Seeking to help, he argued with a policeman that he was a structural engineer that knew the buildings well, but they insisted he evacuate the area with everyone else. Shortly after, Tower 2 collapsed, causing debris to course through the streets.
He managed to borrow a phone and inform his family he was safe, but he then had to figure out how to get home, as public transportation was completely shut down. “You realize you’re on an island, and there’s nowhere to go,” he recalled.
As the case with so many that day, the only way to make it to his home in East Williston, Long Island was by walking. But rumors percolated amidst the dust-filled madness of an impending attack on the Brooklyn or Manhattan Bridge, so he and a friend headed further north to the Williamsburg Bridge. Near the old Jewish Forward building, he turned around where he had a perfect vantage point of Tower 1. “[I saw] Tower 1 coming down. And this moment, nobody [could] talk. People were speaking in a million languages — Yiddish, Spanish, French — the same thing: ‘Oh my god, what is happening?’ I turned to my friend and said, ‘We are doomed in here. God knows. We are doomed.’”

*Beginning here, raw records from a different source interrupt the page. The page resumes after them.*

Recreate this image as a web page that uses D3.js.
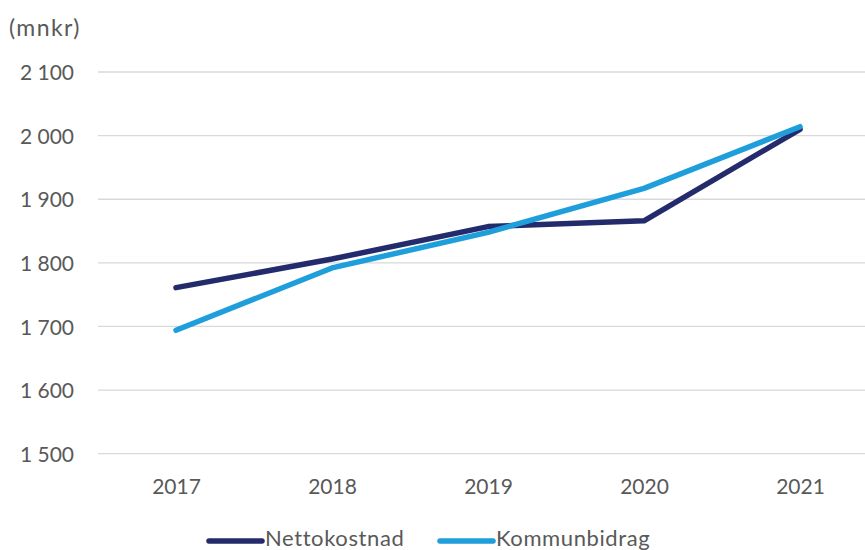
<!DOCTYPE html>
<html><head><meta charset="utf-8">
<script src="https://cdn.jsdelivr.net/npm/d3@7"></script>
<style>body{margin:0;background:#fff}svg{display:block}</style>
</head><body>
<svg id="c" width="865" height="550"></svg>
<script>
const years = ["2017","2018","2019","2020","2021"];
const nettokostnad = [1761, 1806, 1857, 1866, 2010];
const kommunbidrag = [1694, 1792, 1848, 1917, 2014];
const yTicks = [1500,1600,1700,1800,1900,2000,2100];
const seriesNames = ["Nettokostnad","Kommunbidrag"];
const colors = ["#232B6C","#1E9FDB"];

const svg = d3.select("#c");
const font = "'Source Sans Pro','Lato','Open Sans',sans-serif";
const x = d3.scalePoint().domain(years).range([176, 800]);
const y = d3.scaleLinear().domain([1500,2100]).range([453.7, 72]);

// gridlines
svg.append("g").selectAll("line").data(yTicks).join("line")
  .attr("x1", 98).attr("x2", 865)
  .attr("y1", d=>y(d)).attr("y2", d=>y(d))
  .attr("stroke", "#d9d9d9").attr("stroke-width", 1.3);

const yAxis = svg.append("g").attr("transform","translate(74,0)")
  .call(d3.axisLeft(y).tickValues(yTicks).tickSize(0).tickPadding(0).tickFormat(d=>{const s=String(d);return s[0]+" "+s.slice(1);}));
yAxis.select(".domain").remove();
yAxis.selectAll("text").attr("font-family",font).attr("font-size",21).attr("fill","#595959").attr("dy","0.36em")
  .style("white-space","pre");

const xAxis = svg.append("g").attr("transform","translate(0,479)")
  .call(d3.axisBottom(x).tickSize(0).tickPadding(0));
xAxis.select(".domain").remove();
xAxis.selectAll("text").attr("font-family",font).attr("font-size",21).attr("fill","#595959").attr("dy","0.71em");

svg.append("text").attr("x",9).attr("y",36).text("(mnkr)")
  .attr("font-family",font).attr("font-size",23).attr("letter-spacing",1.4).attr("fill","#595959");

const line = d3.line().x((d,i)=>x(years[i])).y(d=>y(d));
[nettokostnad, kommunbidrag].forEach((s,i)=>{
  svg.append("path").datum(s).attr("d",line).attr("fill","none")
    .attr("stroke",colors[i]).attr("stroke-width",5.5)
    .attr("stroke-linecap","round").attr("stroke-linejoin","round");
});

// legend
const legX = [209, 440];
seriesNames.forEach((n,i)=>{
  svg.append("line").attr("x1",legX[i]).attr("x2",legX[i]+53).attr("y1",541).attr("y2",541)
    .attr("stroke",colors[i]).attr("stroke-width",5.5).attr("stroke-linecap","round");
  svg.append("text").attr("x",legX[i]+56).attr("y",546).text(n)
    .attr("font-family",font).attr("font-size",22).attr("letter-spacing",0.6).attr("fill","#595959");
});
</script>
</body></html>
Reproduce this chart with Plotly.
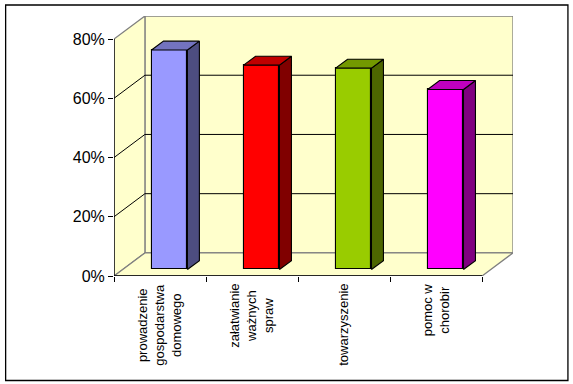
import plotly.graph_objects as go

categories = ["prowadzenie<br>gospodarstwa<br>domowego", "załatwianie<br>ważnych<br>spraw",
              "towarzyszenie", "pomoc w<br>chorobir"]
values = [74.1, 69.0, 68.0, 60.8]
front_colors = ["#9999FF", "#FF0000", "#99CC00", "#FF00FF"]
side_colors = ["#4D4D80", "#800000", "#4D6600", "#800080"]
top_colors = ["#7373BF", "#C00000", "#739900", "#BF00BF"]
y_ticks = [0, 20, 40, 60, 80]
y_tick_labels = ["0%", "20%", "40%", "60%", "80%"]

# Oblique 3D projection, in axis units
DX, DY = 0.336, 7.8          # wall depth offset
BAR_W = 0.39
BAR_DX, BAR_DY = 0.13, 3.0   # bar depth
GAP_DX, GAP_DY = 0.103, 2.2  # front gap from floor edge to bar face
N = len(categories)
WALL = "#FFFFCC"
GREY = "#808080"
EDGE = 1.1

W, H = 573, 384
L, R, T, B = 113.5, 60, 16, 108
pw, ph = W - L - R, H - T - B


def poly(xs, ys, fill, line, width=1, layer="below"):
    path = "M " + " L ".join(f"{x},{y}" for x, y in zip(xs, ys)) + " Z"
    return dict(type="path", path=path, xref="x", yref="y", fillcolor=fill,
                line=dict(color=line, width=width), layer=layer)


def seg(x0, y0, x1, y1, color, width=1):
    return dict(type="line", x0=x0, y0=y0, x1=x1, y1=y1, xref="x", yref="y",
                line=dict(color=color, width=width), layer="below")


top = y_ticks[-1]
shapes = [
    # outer frame
    dict(type="rect", xref="paper", yref="paper",
         x0=(5 - L) / pw, x1=(568 - L) / pw, y0=(H - B - 380.5) / ph, y1=(H - B - 5) / ph,
         line=dict(color="black", width=1.3), fillcolor="white", layer="below"),
    poly([DX, N + DX, N + DX, DX], [DY, DY, top + DY, top + DY], WALL, GREY, 1.3),
    poly([0, DX, DX, 0], [0, DY, top + DY, top], WALL, GREY, 1.3),
    poly([0, N, N + DX, DX], [0, 0, DY, DY], WALL, GREY, 1.3),
]
for t in y_ticks[1:-1]:
    shapes.append(seg(0, t, DX, t + DY, "black"))
    shapes.append(seg(DX, t + DY, N + DX, t + DY, "black"))
shapes.append(seg(0, 0, 0, top, "black", 1.3))
shapes.append(seg(0, 0, N, 0, "black", 1.3))

fig = go.Figure()
xs = [i + 0.5 + GAP_DX for i in range(N)]
fig.add_trace(go.Bar(x=xs, y=values, base=GAP_DY, width=BAR_W, marker=dict(
    color=front_colors, line=dict(color="black", width=EDGE)), showlegend=False))

for x, v, sc, tc in zip(xs, values, side_colors, top_colors):
    xl, xr = x - BAR_W / 2, x + BAR_W / 2
    yb, yt = GAP_DY, GAP_DY + v
    fig.add_trace(go.Scatter(
        x=[xr, xr + BAR_DX, xr + BAR_DX, xr, xr],
        y=[yb, yb + BAR_DY, yt + BAR_DY, yt, yb],
        mode="lines", fill="toself", fillcolor=sc,
        line=dict(color="black", width=EDGE), showlegend=False))
    fig.add_trace(go.Scatter(
        x=[xl, xr, xr + BAR_DX, xl + BAR_DX, xl],
        y=[yt, yt, yt + BAR_DY, yt + BAR_DY, yt],
        mode="lines", fill="toself", fillcolor=tc,
        line=dict(color="black", width=EDGE), showlegend=False))

annotations = [dict(x=i + 0.5, y=-0.022, xref="x", yref="paper", text=c, textangle=-90,
                    showarrow=False, xanchor="center", yanchor="top", align="center",
                    font=dict(family="Liberation Sans, Arial", size=13, color="black"))
               for i, c in enumerate(categories)]

fig.update_layout(
    width=W, height=H, autosize=False, bargap=0,
    margin=dict(l=L, r=R, t=T, b=B, pad=0),
    paper_bgcolor="white", plot_bgcolor="rgba(0,0,0,0)",
    shapes=shapes, annotations=annotations,
    xaxis=dict(range=[0, N + DX], tickmode="array", tickvals=list(range(N + 1)),
               showticklabels=False, ticks="outside", ticklen=5, tickwidth=1.3, tickcolor="black",
               showgrid=False, zeroline=False, showline=False),
    yaxis=dict(range=[0, top + DY], tickmode="array", tickvals=y_ticks, ticktext=y_tick_labels,
               ticks="outside", ticklen=5, tickwidth=1.3, tickcolor="black",
               tickfont=dict(family="Liberation Sans, Arial", size=16, color="black"),
               showgrid=False, zeroline=False, showline=False),
)
fig.write_html("out.html", post_script="document.body.style.margin='0';", config={"displayModeBar": False})
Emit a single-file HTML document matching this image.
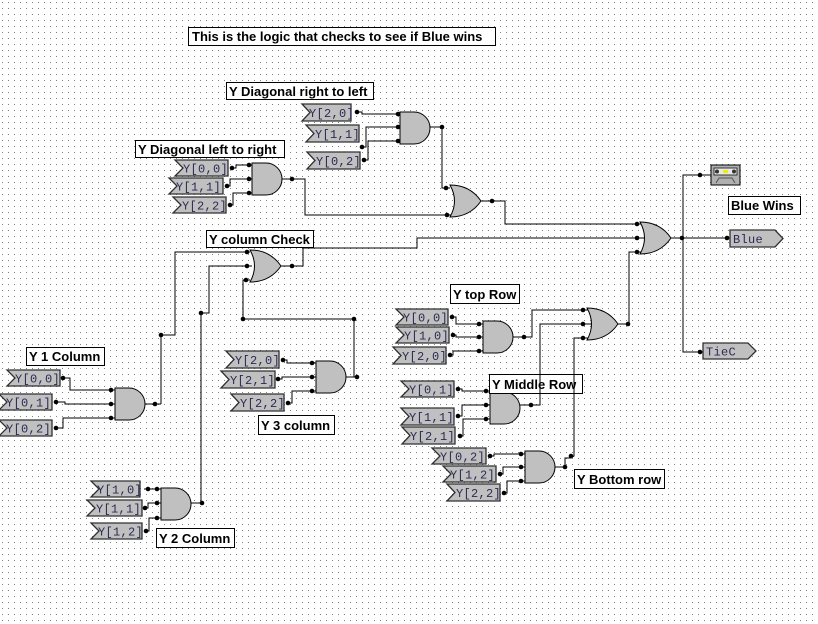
<!DOCTYPE html>
<html><head><meta charset="utf-8">
<style>
html,body{margin:0;padding:0;background:#fff;}
svg{display:block;}
.w{stroke:#000;stroke-width:1;fill:none;}
.g{fill:#c0c0c0;stroke:#000;stroke-width:1;}
.tg polygon{fill:#c0c0c0;stroke:#303030;stroke-width:1.3;}
.t{font-family:"Liberation Mono",monospace;font-size:12px;letter-spacing:0.3px;fill:#2a2a55;}
.lb{fill:#fff;stroke:#000;stroke-width:1;}
.lt{font-family:"Liberation Sans",sans-serif;font-size:13px;font-weight:bold;fill:#000;}
</style></head>
<body>
<svg width="818" height="624" viewBox="0 0 818 624" xmlns="http://www.w3.org/2000/svg">
<defs>
<pattern id="dots" x="0" y="0" width="6" height="6" patternUnits="userSpaceOnUse">
<rect x="2" y="2" width="1" height="1" fill="#808080"/>
</pattern>
<path id="and" d="M0,0 H14 A16,16 0 0 1 14,32 H0 Z" class="g"/>
<path id="or" d="M0,0 Q20,0 31,16 Q20,32 0,32 Q9,16 0,0 Z" class="g"/>
</defs>
<rect x="0" y="0" width="814" height="624" fill="url(#dots)"/>

<g>
<rect class="lb" x="188.5" y="27.5" width="307" height="18"/><text class="lt" x="192" y="41">This is the logic that checks to see if Blue wins</text>
<rect class="lb" x="226.5" y="82.5" width="147" height="17"/><text class="lt" x="229" y="96">Y Diagonal right to left</text>
<rect class="lb" x="135.5" y="140.5" width="149" height="17"/><text class="lt" x="138" y="154">Y Diagonal left to right</text>
<rect class="lb" x="206.5" y="230.5" width="107" height="17"/><text class="lt" x="209" y="244">Y column Check</text>
<rect class="lb" x="26.5" y="347.5" width="78" height="18"/><text class="lt" x="29" y="361">Y 1 Column</text>
<rect class="lb" x="258.5" y="415.5" width="76" height="19"/><text class="lt" x="261" y="430">Y 3 column</text>
<rect class="lb" x="156.5" y="528.5" width="78" height="19"/><text class="lt" x="159" y="543">Y 2 Column</text>
<rect class="lb" x="450.5" y="284.5" width="69" height="19"/><text class="lt" x="453" y="299">Y top Row</text>
<rect class="lb" x="574.5" y="469.5" width="90" height="19"/><text class="lt" x="577" y="484">Y Bottom row</text>
<rect class="lb" x="728.5" y="196.5" width="72" height="18"/><text class="lt" x="731" y="210">Blue Wins</text>
</g>

<g class="w">
<polyline points="357,112 362,112 362,114 400,114"/>
<polyline points="362,147 366,147 366,127 400,127"/>
<polyline points="364,160 368,160 368,141 400,141"/>
<polyline points="430,127 442,127 442,188 450,188"/>
<polyline points="232,168 236,168 236,165 252,165"/>
<polyline points="227,186 230,186 230,179 252,179"/>
<polyline points="230,205 233,205 233,193 252,193"/>
<polyline points="281,179 305,179 305,215 452,215"/>
<polyline points="480,201 505,201 505,224 641,224"/>
<polyline points="280,266 303,266 303,248 417,248 417,238 644,238"/>
<polyline points="250,252 175,252 175,335 161,335 161,404"/>
<polyline points="252,266 209,266 209,313 201,313 201,503"/>
<polyline points="250,280 243,280 243,319 354,319 354,377"/>
<polyline points="63,378 70,378 70,390 115,390"/>
<polyline points="56,402 65,402 65,404 115,404"/>
<polyline points="56,428 63,428 63,418 115,418"/>
<polyline points="144,404 161,404"/>
<polyline points="283,360 287,360 287,363 316,363"/>
<polyline points="278,379 282,379 282,377 316,377"/>
<polyline points="288,403 292,403 292,391 316,391"/>
<polyline points="345,377 357,377"/>
<polyline points="144,489 161,489"/>
<polyline points="145,508 148,508 148,503 161,503"/>
<polyline points="146,531 149,531 149,518 161,518"/>
<polyline points="190,503 202,503"/>
<polyline points="641,252 629,252 629,324 617,324"/>
<polyline points="670,238 730,238"/>
<polyline points="683,238 683,175 700,175 711,175"/>
<polyline points="683,238 683,352 703,352"/>
<polyline points="452,317 456,317 456,324 483,324"/>
<polyline points="453,335 456,335 456,337 483,337"/>
<polyline points="450,355 453,355 453,351 483,351"/>
<polyline points="512,337 532,337 532,310 590,310"/>
<polyline points="458,389 462,389 462,391 490,391"/>
<polyline points="458,416 462,416 462,405 490,405"/>
<polyline points="460,436 463,436 463,419 490,419"/>
<polyline points="519,405 540,405 540,324 591,324"/>
<polyline points="490,456 494,456 494,454 525,454"/>
<polyline points="500,474 503,474 503,467 525,467"/>
<polyline points="504,493 507,493 507,481 525,481"/>
<polyline points="554,467 565,467 565,458 571,458 574,456 574,338 590,338"/>
</g>

<use href="#and" x="400" y="112"/>
<use href="#and" x="252" y="163"/>
<use href="#or" x="450" y="185"/>
<use href="#or" x="640" y="222"/>
<use href="#or" x="250" y="250"/>
<use href="#and" x="115" y="388"/>
<use href="#and" x="316" y="361"/>
<use href="#and" x="161" y="488"/>
<use href="#and" x="483" y="321"/>
<use href="#or" x="587" y="308"/>
<use href="#and" x="490" y="392"/>
<use href="#and" x="525" y="451"/>
<rect class="lb" x="489.5" y="374.5" width="93" height="19"/><text class="lt" x="492" y="389">Y Middle Row</text>
<g class="w"><line x1="540" y1="370" x2="540" y2="400"/><line x1="574" y1="370" x2="574" y2="400"/></g>

<g class="tg">
<g transform="translate(302,104)"><polygon points="0,0 49,0 49,17 0,17 8,8.5"/><text class="t" x="7" y="13">Y[2,0]</text></g>
<g transform="translate(306,125)"><polygon points="0,0 53,0 53,17 0,17 8,8.5"/><text class="t" x="9" y="13">Y[1,1]</text></g>
<g transform="translate(307,152)"><polygon points="0,0 53,0 53,17 0,17 8,8.5"/><text class="t" x="9" y="13">Y[0,2]</text></g>
<g transform="translate(175,160)"><polygon points="0,0 53,0 53,16 0,16 8,8"/><text class="t" x="8" y="12.5">Y[0,0]</text></g>
<g transform="translate(169,178)"><polygon points="0,0 54,0 54,16 0,16 8,8"/><text class="t" x="7" y="12.5">Y[1,1]</text></g>
<g transform="translate(173,197)"><polygon points="0,0 53,0 53,16 0,16 8,8"/><text class="t" x="9" y="12.5">Y[2,2]</text></g>
<g transform="translate(7,370)"><polygon points="0,0 53,0 53,16 0,16 8,8"/><text class="t" x="8" y="12.5">Y[0,0]</text></g>
<g transform="translate(-1,394)"><polygon points="0,0 53,0 53,16 0,16 8,8"/><text class="t" x="7" y="12.5">Y[0,1]</text></g>
<g transform="translate(-1,420)"><polygon points="0,0 53,0 53,16 0,16 8,8"/><text class="t" x="7" y="12.5">Y[0,2]</text></g>
<g transform="translate(226,351)"><polygon points="0,0 53,0 53,17 0,17 8,8.5"/><text class="t" x="9" y="13">Y[2,0]</text></g>
<g transform="translate(221,371)"><polygon points="0,0 54,0 54,17 0,17 8,8.5"/><text class="t" x="9" y="13">Y[2,1]</text></g>
<g transform="translate(231,394)"><polygon points="0,0 53,0 53,17 0,17 8,8.5"/><text class="t" x="9" y="13">Y[2,2]</text></g>
<g transform="translate(91,481)"><polygon points="0,0 49,0 49,16 0,16 8,8"/><text class="t" x="6" y="12.5">Y[1,0]</text></g>
<g transform="translate(87,500)"><polygon points="0,0 55,0 55,16 0,16 8,8"/><text class="t" x="9" y="12.5">Y[1,1]</text></g>
<g transform="translate(91,523)"><polygon points="0,0 51,0 51,16 0,16 8,8"/><text class="t" x="7" y="12.5">Y[1,2]</text></g>
<g transform="translate(396,309)"><polygon points="0,0 52,0 52,16 0,16 8,8"/><text class="t" x="7" y="12.5">Y[0,0]</text></g>
<g transform="translate(396,327)"><polygon points="0,0 53,0 53,16 0,16 8,8"/><text class="t" x="8" y="12.5">Y[1,0]</text></g>
<g transform="translate(393,347)"><polygon points="0,0 53,0 53,17 0,17 8,8.5"/><text class="t" x="9" y="13">Y[2,0]</text></g>
<g transform="translate(401,381)"><polygon points="0,0 53,0 53,16 0,16 8,8"/><text class="t" x="8" y="12.5">Y[0,1]</text></g>
<g transform="translate(401,408)"><polygon points="0,0 53,0 53,17 0,17 8,8.5"/><text class="t" x="8" y="13">Y[1,1]</text></g>
<g transform="translate(402,427)"><polygon points="0,0 53,0 53,17 0,17 8,8.5"/><text class="t" x="8" y="13">Y[2,1]</text></g>
<g transform="translate(432,448)"><polygon points="0,0 54,0 54,16 0,16 8,8"/><text class="t" x="8" y="12.5">Y[0,2]</text></g>
<g transform="translate(443,466)"><polygon points="0,0 53,0 53,16 0,16 8,8"/><text class="t" x="7" y="12.5">Y[1,2]</text></g>
<g transform="translate(447,484)"><polygon points="0,0 53,0 53,17 0,17 8,8.5"/><text class="t" x="9" y="13">Y[2,2]</text></g>
<g transform="translate(730,230)"><polygon points="0,0 45,0 53,8.5 45,17 0,17"/><text class="t" x="3" y="13">Blue</text></g>
<g transform="translate(703,343)"><polygon points="0,0 45,0 53,8 45,16 0,16"/><text class="t" x="3" y="12.5">TieC</text></g>
</g>
<g transform="translate(711,165)">
<rect x="0" y="0" width="29" height="20" fill="#b0b0b0" stroke="#000"/>
<rect x="3" y="3" width="23" height="7" fill="#e8e8e8" stroke="#333"/>
<rect x="12" y="5" width="5" height="3" fill="#ee0"/>
<circle cx="6" cy="6.5" r="2" fill="#333"/><circle cx="23" cy="6.5" r="2" fill="#333"/>
<path d="M5,18 L8,13 H21 L24,18" fill="none" stroke="#555"/>
</g>

<g fill="#000">
<circle cx="357" cy="112" r="2.3"/><circle cx="362" cy="147" r="2.3"/><circle cx="364" cy="160" r="2.3"/>
<circle cx="398" cy="114" r="2.3"/><circle cx="398" cy="127" r="2.3"/><circle cx="398" cy="141" r="2.3"/>
<circle cx="442" cy="127" r="2.3"/><circle cx="446" cy="188" r="2.3"/><circle cx="447" cy="215" r="2.3"/>
<circle cx="232" cy="168" r="2.3"/><circle cx="227" cy="186" r="2.3"/><circle cx="230" cy="205" r="2.3"/>
<circle cx="249" cy="165" r="2.3"/><circle cx="249" cy="179" r="2.3"/><circle cx="249" cy="193" r="2.3"/>
<circle cx="292" cy="179" r="2.3"/><circle cx="492" cy="201" r="2.3"/>
<circle cx="637" cy="224" r="2.3"/><circle cx="637" cy="238" r="2.3"/><circle cx="637" cy="252" r="2.3"/>
<circle cx="682" cy="238" r="2.3"/><circle cx="700" cy="175" r="2.3"/><circle cx="727" cy="238" r="2.3"/><circle cx="700" cy="352" r="2.3"/>
<circle cx="247" cy="252" r="2.3"/><circle cx="247" cy="266" r="2.3"/><circle cx="246" cy="280" r="2.3"/>
<circle cx="292" cy="266" r="2.3"/><circle cx="161" cy="335" r="2.3"/><circle cx="201" cy="313" r="2.3"/>
<circle cx="243" cy="319" r="2.3"/><circle cx="354" cy="319" r="2.3"/>
<circle cx="63" cy="378" r="2.3"/><circle cx="56" cy="402" r="2.3"/><circle cx="56" cy="428" r="2.3"/>
<circle cx="111" cy="390" r="2.3"/><circle cx="111" cy="404" r="2.3"/><circle cx="111" cy="418" r="2.3"/><circle cx="155" cy="404" r="2.3"/>
<circle cx="283" cy="360" r="2.3"/><circle cx="278" cy="379" r="2.3"/><circle cx="288" cy="403" r="2.3"/>
<circle cx="312" cy="363" r="2.3"/><circle cx="312" cy="377" r="2.3"/><circle cx="312" cy="391" r="2.3"/><circle cx="357" cy="377" r="2.3"/>
<circle cx="148" cy="489" r="2.3"/><circle cx="145" cy="508" r="2.3"/><circle cx="146" cy="531" r="2.3"/>
<circle cx="157" cy="489" r="2.3"/><circle cx="157" cy="503" r="2.3"/><circle cx="157" cy="518" r="2.3"/><circle cx="202" cy="503" r="2.3"/>
<circle cx="452" cy="317" r="2.3"/><circle cx="453" cy="335" r="2.3"/><circle cx="450" cy="355" r="2.3"/>
<circle cx="479" cy="324" r="2.3"/><circle cx="479" cy="337" r="2.3"/><circle cx="479" cy="351" r="2.3"/><circle cx="524" cy="337" r="2.3"/>
<circle cx="583" cy="310" r="2.3"/><circle cx="583" cy="324" r="2.3"/><circle cx="583" cy="338" r="2.3"/><circle cx="628" cy="324" r="2.3"/>
<circle cx="458" cy="389" r="2.3"/><circle cx="458" cy="416" r="2.3"/><circle cx="460" cy="436" r="2.3"/>
<circle cx="486" cy="391" r="2.3"/><circle cx="486" cy="405" r="2.3"/><circle cx="486" cy="419" r="2.3"/><circle cx="531" cy="405" r="2.3"/>
<circle cx="490" cy="456" r="2.3"/><circle cx="500" cy="474" r="2.3"/><circle cx="504" cy="493" r="2.3"/>
<circle cx="521" cy="454" r="2.3"/><circle cx="521" cy="467" r="2.3"/><circle cx="521" cy="481" r="2.3"/>
<circle cx="565" cy="467" r="2.3"/><circle cx="571" cy="456" r="2.3"/>
</g>
</svg>
</body></html>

Yadoo crossed the Williamsburg Bridge into Brooklyn, proceeding to largely follow the J subway line and then Myrtle Avenue. Still in shock and eager to see his family, Yadoo and his friend spent the next several hours walking east across Brooklyn and Queens. “I am saying to myself, ‘Why? What on earth?’ My mind can’t comprehend it. I was worried about the people I work with.” Yadoo and his friend reached the Jamaica bus station at about 3 o’clock; he later measured the walk to have been about 14 miles. After calling his family on a pay phone, a bus took him the remaining few miles. He reached home to see his relieved family waiting for him.
According to Yadoo, at Port Authority, 37 police officers and 38 civilians lost their lives, and he knew eight of them very well. Among people who attended a meeting with him just a few days prior, eight perished, four of whom he was friends with.
“Sometimes, you think it’s a long, long nightmare,” said Yadoo. “But it was reality. It happened. You know how Christian people determine time by before and after Jesus was born? Well for my life, it is before and after the buildings went down.”
It was Yadoo’s job to help pick up the pieces — literally. Because he knew the ins and outs of the buildings, he spent the following weeks with the rescue teams at Ground Zero.
Upon the first anniversary of that tragic day, Yadoo joined everyone else at the Ground Zero memorial ceremony. But while others sought out their church or synagogue for support afterwards, Yadoo, who currently serves as the president of his Iraqi synagogue Congregation Bene Naharayim in Queens, chose the route familiar only to him. “I figured if I made it out, I wouldn’t dwell on it,” he said. “And if I dwelled on it, I would do it alone.”
When the ceremony concluded, he changed into shorts and sneakers and traced the same walk from Ground Zero back to Long Island as the year before. Just him, his thoughts, and the memories of his fallen friends.
Every September 11th since, Shlomo has continued this tradition of walking home. A few times, he has had others join him for the walk, including his children one year, but he’s mostly walked it alone. While it can be “boring,” he doesn’t listen to music or anything of that sort. “In the years [since], it becomes more like a statement — I can walk it,” said Shlomo.
Though he always crosses over the Williamsburg Bridge, he often changes up the route while traversing Brooklyn and Queens to see different parts of the city that suffered this tragedy with him. He tends to end around the border of Queens and Nassau County, though he has also walked the full distance to East Williston.
This annual walk on September 11th — corresponding roughly with Rosh Hashanah — serves as Shlomo’s marker for a new year. Every year, the neighborhoods he passes through change a bit more, and his children reach new milestones. “In 2007, my daughter Courtney graduated high school and went to Harvard,” said Shlomo. “My son Jordan graduated, and then my daughter Jenny graduated. My son Roy got married and has three kids now. It’s a time for me to reflect on what happened the year before.”
Shlomo helped oversee the rebuilding of the new World Trade Center complex over the years that followed. His new office is in 4 World Trade Center, across from the memorial and the Freedom Tower. “I can’t relate to this building where I work,” he said. “Especially when you are always looking over the memorial. It is the old buildings that I am emotionally connected to.”
Every day, he takes a mid-day walk around the pools where the original towers were. “I avoid looking at the names engraved, though,” he said, “particularly the ones on the north side of Tower 1. They’re people that I know.”
Shlomo thinks he will retire from the Port Authority soon, so this September 11th might be the last time he will walk home to Long Island.
Though his thoughts are always with those who lost their lives, it only makes him more thankful to see his children grow. Time moves on, and everything changes — even the route he chooses to trek back home. But no matter how long it’s been, with each step he takes on September 11th, the memories remain the same.